Rival Parties React With Mixed Sympathy
Reactions among Spahn's political rivals have been mixed rather than uniformly hostile. Greens leader Felix Banaszak said he personally wished Spahn and his husband well, though he argued Spahn should still come forward and address the situation publicly, since the ethical questions surrounding surrogacy were "not trivial." Health spokesman Janosch Dahmen went further, framing the controversy as a matter of political consistency rather than the birth of the child itself, saying that "anyone who advocates for rules politically should be able to explain clearly why those rules apparently do not apply to them personally." From the liberal FDP, Henning Höne said he could not respect politicians who pass laws at home only to "evade them internationally with money and contacts."
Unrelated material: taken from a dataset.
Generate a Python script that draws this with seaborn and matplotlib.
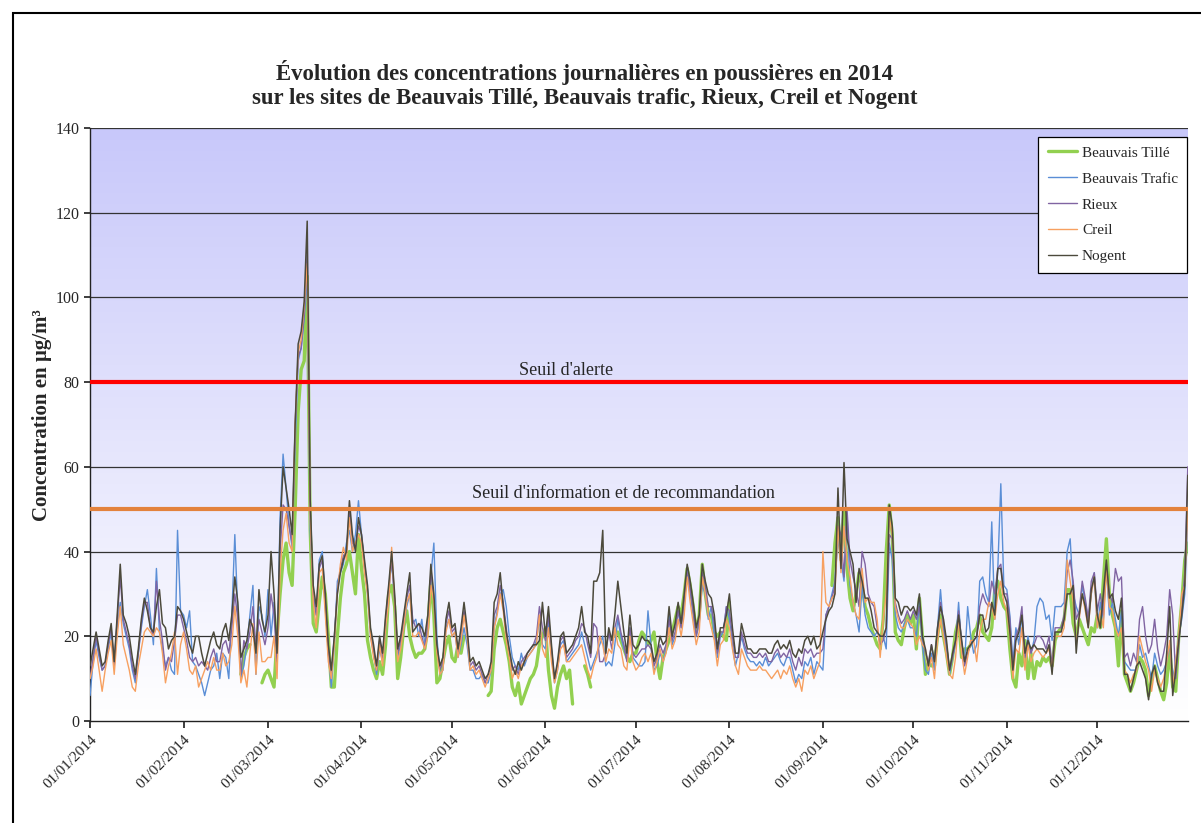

The Harshest Words Come From Inside His Own Party
The most damaging criticism, though, has come from inside Spahn's own political family rather than from his opponents. Marion Rosin, a CDU figure in the state of Thuringia and part of the party's Women's Union, argued that politicians who set standards for others must be measured by those same standards, warning that "if that credibility is gone, resignation is a matter of consequence." Daniel Peters, a senior CDU figure in the northern state of Mecklenburg-Western Pomerania, told Bild that Spahn's position was "no longer tenable and he must resign." Peters argued it was simply wrong for Spahn to have sidestepped German law in his own private life while continuing to vote a different way on behalf of his party, effectively treating the ban as optional for himself but binding for everyone else. Klaus Holetschek, a leading figure in the CSU, the CDU's sister party in Bavaria, struck a more measured tone, telling a news agency that he respected the couple's private decision and congratulated them on becoming parents. Even so, he made clear the party's official position had not moved an inch, saying "what is banned in Germany remains banned, and we won't waver on that."
With criticism now arriving from allies as much as from opponents, Spahn faces a test of whether he can keep separating his personal choices from the policy positions he continues to defend in public, and whether colleagues inside his own CDU and CSU will accept that distinction or keep pushing, as Peters already has, for him to step down altogether.